Its influence on The Godfather in particular can be seen in the emphasis Visconti and his collaborators place upon the regime's corruption, at once personal, political and spiritual. The Leopard begins with vote-rigging and marriages of convenience, then goes on to illustrate the Salinas' various other weaknesses. They're blind: Delon returns from the battlefield with a bandage over one eye; Don Fabrizio deceives himself even as he claims to lack self-deception. They're deaf: daughter Concetta (Lucilla Morlacchi) receives a book of poems from one suitor with a monograph stating words to that effect; when Don Fabrizio gives the speech that gives the film (and gave Giuseppe di Lampedusa's source novel) its title, he's greeted with a blunt "Sorry, I didn't hear that".

Most of all, they're mute: unable to speak up at the ballot box, failing to say the right things to one another just when they need to be said. The film draws towards its conclusion with a near-legendary, hour-long ball sequence, at which - despite the magnificent costuming - examples of all three flaws are on full display. (No wonder Lancaster staggers off with a headache at the end of it.) If The Leopard is rightly regarded as one of the great book-to-screen adaptations of all time, it's for the way it manages to get the pith of the novel - its sidebars and subtexts - up onto the screen and yet remain kinesthetic, fully dramatising even the heftiest hunk of exposition.

Speaking of hefty hunks, Lancaster was never more immense; even robbed of his own voice by the dubbing, the actor still seemed to demand the Cinemascope format, prowling every corner of the frame. Delon, too, finds himself with more space to romp in - and a character that allows him more leeway for such romping. It's the actor's most playful appearance: he's clearly the jackal following in the Leopard's pawprints. Yet the film suggests each generation is doomed to be undone by their forefathers' weaknesses; the curse of stupidity falls on those at one end of the social spectrum, that of entitlement at the other, and all are bound to perish scarcely more enlightened than when they first entered this world. The more things change, the more they stay the same; the Leopard never quite shucks those spots.

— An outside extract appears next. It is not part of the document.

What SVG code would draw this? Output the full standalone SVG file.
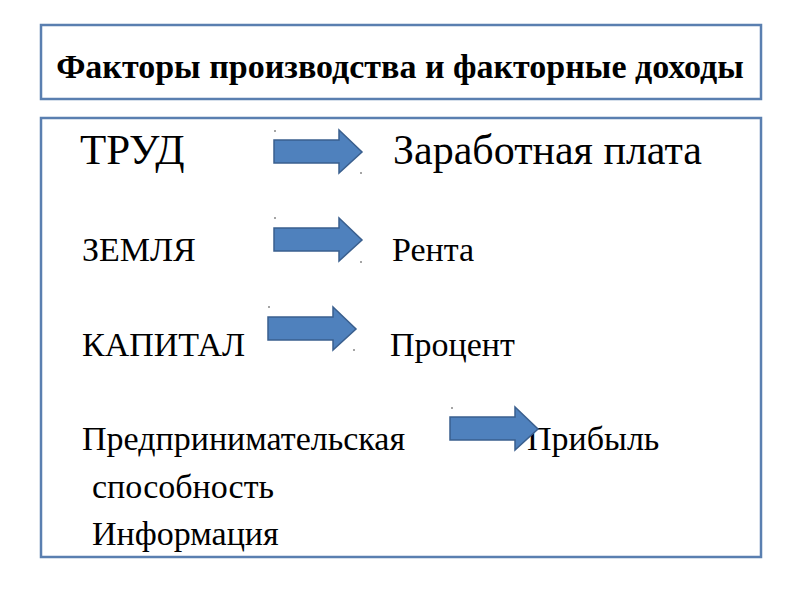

The majority of epics are intended as serious but rousing affairs, intended to send an audience back out onto the street after two, three, four hours so caught up in a fictional world that they want to know where those characters go next. Halfway through Visconti's film, Don Fabrizio voices his belief that humankind has barely a couple of centuries left, and indeed the film's final line - "Now we can take it easy" - suggests a complacency that will be particularly conducive to extinction. Other epics would get bolder and more expansive the longer they went on, but The Leopard turns out to be a very modern, neurotic epic in which the director eventually contracts the screen space down to one blind alley, through which his main character apparently disappears for good.

(October 2004)

The Leopard is rereleased in selected cinemas from Friday.